Auto-scaling capabilities are available, allowing additional clusters to be provisioned, and de-provisioned, based on workload demands. The auto-scaling is governed by a customer-specified cluster count minimum and maximum. BI tools and other query clients simply connect to a single endpoint, and can remain blissfully ignorant of the existence of the multiple clusters. The Databricks platform will route all endpoint query requests to a particular cluster, in appropriate load-balancing fashion.
Start your engine
SQL Analytics endpoints make use of the Delta Engine and Photon technology added to Databricks in June. One way to think of Delta Engine is as an optimized C++ based rewrite of the Spark SQL engine. But it really goes beyond that, with Photon providing a vectorized query engine that, according to Databricks, offers fast parallel processing; up to 5x faster scan performance; a cost-based query optimizer; adaptive query execution that dynamically re-plans queries at runtime; and dynamic runtime filters that improve data skipping with greater granularity, to speed queries further still.
Prior to Delta Engine, Databricks added Delta Lake capabilities to Databricks (and subsequently open-sourced them to work with Apache Spark). Delta Lake added the ability to update and delete data efficiently, and do so within the context of ACID (atomicity, consistency, isolation, durability) transactions. Since most data lake technology, including underlying file formats, are geared to reads rather than writes, this was a significant addition, and added support for data versioning and "time travel" queries as a consequence.
Data Warehouse platforms have supported ACID transactions, and efficient updates and deletes all along, which has made them more versatile than data lakes in some respects. The combination of Analytics Endpoints, Delta Engine and Delta Lake adds real heft to Databricks' "data lakehouse" paradigm, making the data lake a serviceable alternative to a data warehouse in a majority of use cases.
Because this enablement is implemented at the infrastructure layer, the lakehouse optimizations become usable not just from the SQL Analytics Workspace, but from third-party BI and data integration platforms as well. Likely for that reason, BI juggernaut Tableau is participating in the Databricks announcement today, as is ELT (extract-load-transform) platform provider Fivetran.

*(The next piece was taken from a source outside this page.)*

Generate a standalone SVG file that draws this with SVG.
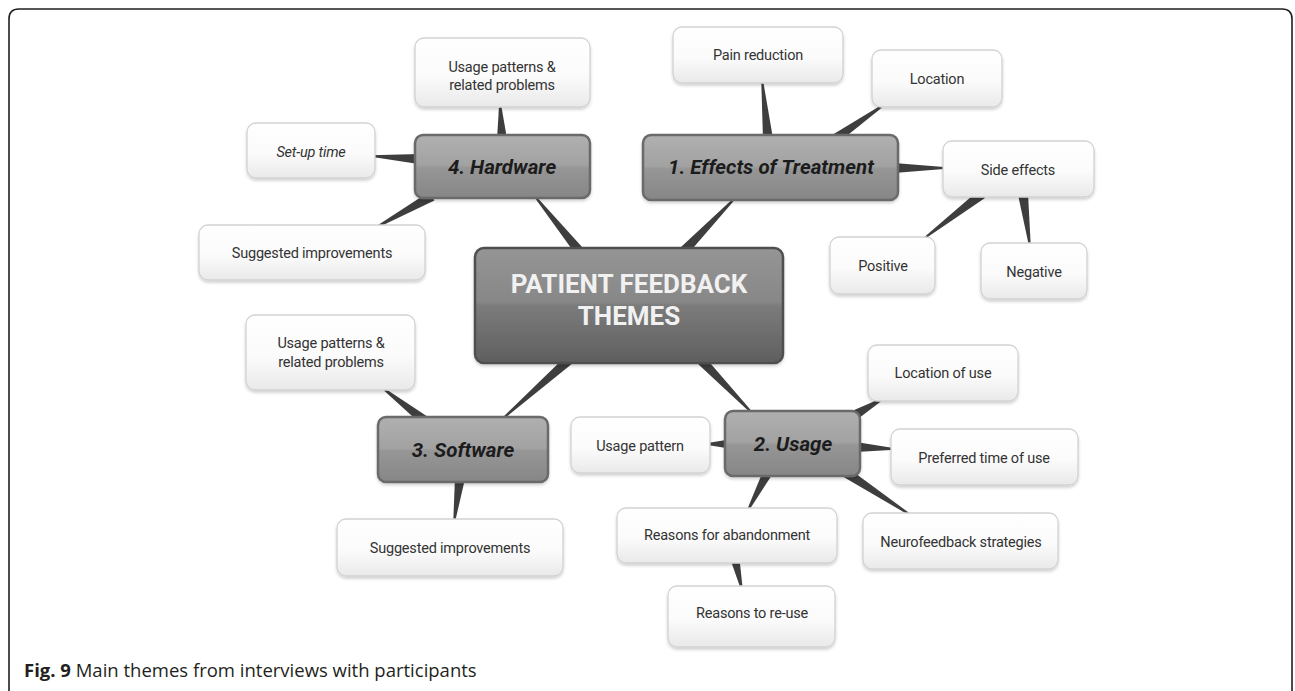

Executives from both companies see the lakehouse model and its unifying effect as significant. Francois Ajenstat, Tableau's Chief Product Officer, said "As organizations are rapidly moving their data to the cloud, we're seeing growing interest in doing analytics on the data lake." Fivetran's CEO, George Fraser, called Databricks SQL Analytics "a critical step in...the unification of traditional SQL analytics with machine-learning and data science" adding that companies "should be able to...implement multiple analytical paradigms in a unified environment. The lakehouse architecture supports that."
While the likes of Teradata and Snowflake might take issue with the notion of the data lake as a primary analytics repository, it's clear Databricks and its partners see the model as legitimate. It's also clear that Databricks is prepared to invest what's needed to make the lakehouse model credible, and take its platform well past its beginnings as a commercially-enhanced cloud-based Spark service. With the addition of SQL Analytics, Databricks will have the opportunity to see that credibility rebutted or proven out. It will be more competitive, no matter what, though, and customers will benefit.